Wokół Dereszewicz, rozciąga się poleski krajobraz: bagna, podmokłe łąki, strumyki, jeziora otoczone oczeretami lub moczarami, na przestrzeni kilkunastu kilometrów bezkresna dal. Wśród błot leżą wyspy, wynioślejsze, suchsze, piaszczyste przestrzenie, po części stanowiące wydmy, po części porosłe lasem.

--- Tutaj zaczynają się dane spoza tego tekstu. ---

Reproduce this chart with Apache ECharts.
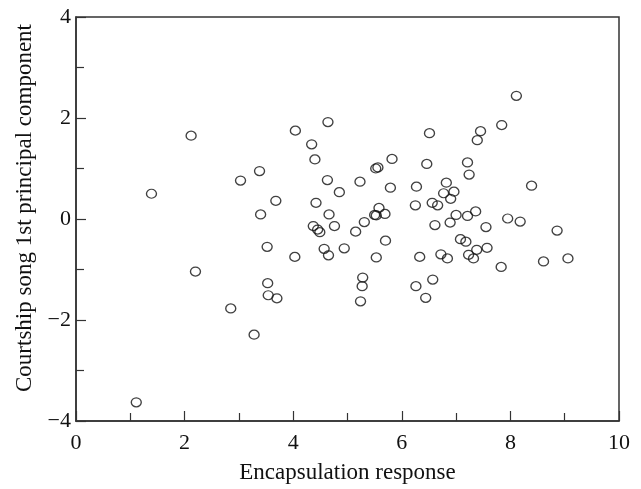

Za nimi rozciągają się lasy pełne dzikich zwierząt: łosi, żubrów, niedźwiedzi, bobrów, wydr, żółwi, ale także mnóstwo pijawek, ryb oraz dokuczliwych dla bydła i ludzi owadów, szczególnie komarów. W latach międzywojennych, czasach młodości Profesora (urodził się w roku 1907) zachodnie Polesie z Brześciem, Pińskiem i Łunińcem należało do Polski, natomiast wschodnia jego część – w tym i Dereszewicze – znajdowała się w granicach Rosji, a od 1929 roku Białorusi. Wtedy to Stefan Kieniewicz kończył studia historyczne na Uniwersytecie Poznańskim. Tuż przed wojną podjął pracę w Warszawie, a po jej wybuchu służył w Biurze Informacji i Propagandy Komendy Głównej Armii Krajowej. Tymczasem jego rodzinne strony znajdowały się pod okupacją niemiecką, podlegając Generalnemu Komisariatowi Rzeszy „Ukraina”. To były czasy, gdy trzeba było walczyć o swoją ziemię i o Polskę, to szli do wojska ludzie ze wszystkich środowisk, często ojciec i syn, wprost od prac żniwnych, a matka i córka, pełne entuzjazmu, działały w konspiracji. A za nimi szła kresowa pieśń akowska, dzisiaj już zapomniana:
„Gdzie Prypeć szuwarów gra łanem
Wśród bagien, trzęsawisk i mgły
Stoimy z sercem oddanym
Żołnierze kresowi – to my!
Choć płacze z oddali za nami
Warszawa, Kraków i Brześć
My trwamy z sercem w oddali
Żołnierze kresowi – to my!
Rodacy, nie zwodzi was wizja
Odwieczne spełniają się sny
Wśród lasów trzydziesta dywizja
Żołnierze kresowi to my!”
Te słowa oddają nastrój, jaki tam panował po rozpoczęciu akcji „Burza” na Polesiu w styczniu 1944 roku. Ponad pół roku później Stefan Kieniewicz został ranny w czasie walk powstania warszawskiego. Każdy wówczas bił się o Polskę, czy to chłopak z Polesia, czy też chłopcy na Polesiu. Powojenna sytuacja polityczna oddzieliła Profesora od ojczystych stron, ale jego serce wciąż dla nich biło.